The critics have been a bit down on this new musical with big reputations attached.
January 4, 2016 17:25ByJohn Nathan, John Nathan
wonder.land
Oliver Theatre
The critics have been a bit down on this new musical with big reputations attached. It's a collaboration between Blur's Damon Albarn, celebrated writer Moira Buffini and the National's newish artistic director Rufus Norris. They were down on it when the show first appeared at the Manchester International Festival earlier this year, and again in this reworked version at the National.
I didn't see the first outing but, on the evidence of the second, and of the response of the largely teenage audience, wonder.land, which remoulds Lewis Carroll's Alice in Wonderland for the internet age, is doing a lot right.
Its heroine is bullied school girl, Aly, who escapes from her tormentors not by following a white bunny down a hole, but by immersing herself in an online game. It's not exactly an inspired idea. But there is much cleverness in the way Norris's production simultaneously stages Aly's parallel internet and real-world lives. The action takes place in front of and behind huge projections of Aly's computer game. This is not the first attempt to represent the internet on stage. But there is a genuine sense here that theatre's attempt to deal with this subject has at last come of age. Previously, plays treated it as if it were a minority sport - or as if audiences were belatedly being introduced to a future that had already arrived. But this production feels utterly of the present.

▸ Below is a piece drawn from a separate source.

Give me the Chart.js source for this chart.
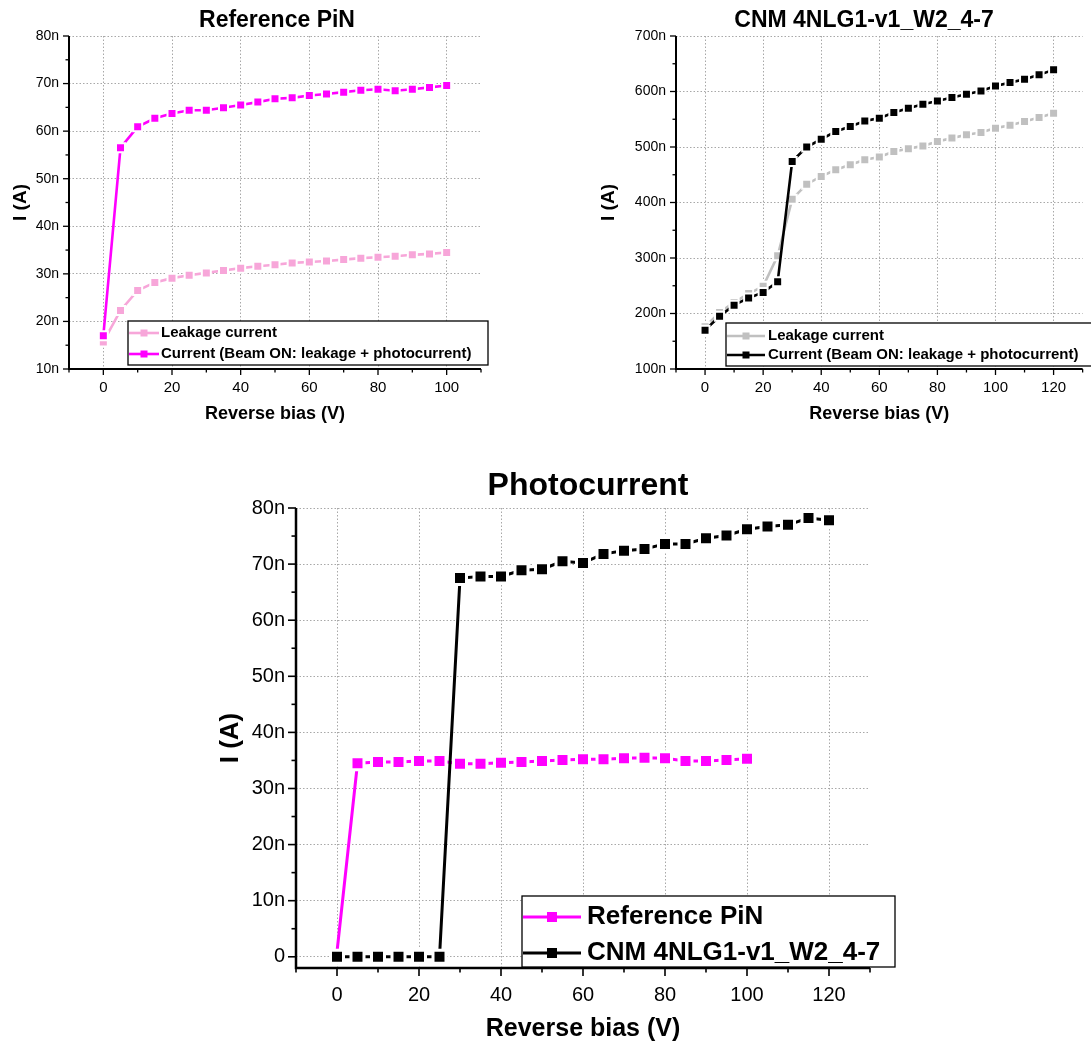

Aly's rites-of-passage journey, and her encounter with her school's special-measures Headmistress - an off-the-shelf Cruella de Vil type - may not be as thrilling as, say, the journey in that other musical adaptation of a classic, Roald Dahl's Matilda. Nor, compared to that show, does Albarn's music, though evocative and inventive, quite set this one alight in the way Tim Mitchins's score does.
But wonder.land is particularly good as showing the extent to which the web has been absorbed by our real lives - and the other way round. Aly's bullies make her digital life as miserable as they do in the flesh. And in that sense the show works superbly well as a kind of emotional road-map for young people who have to grow up in virtual, home and school lives. No generation has ever had that kind of pressure before. And when Aly, a winning Lois Chimimba, is treated cruelly by her peers, the response from the characters' real-life counterparts in the audience filled the air with disapproval. And then approval, when Aly fights back. Which is the best kind of critical response the show's creators could have hoped for.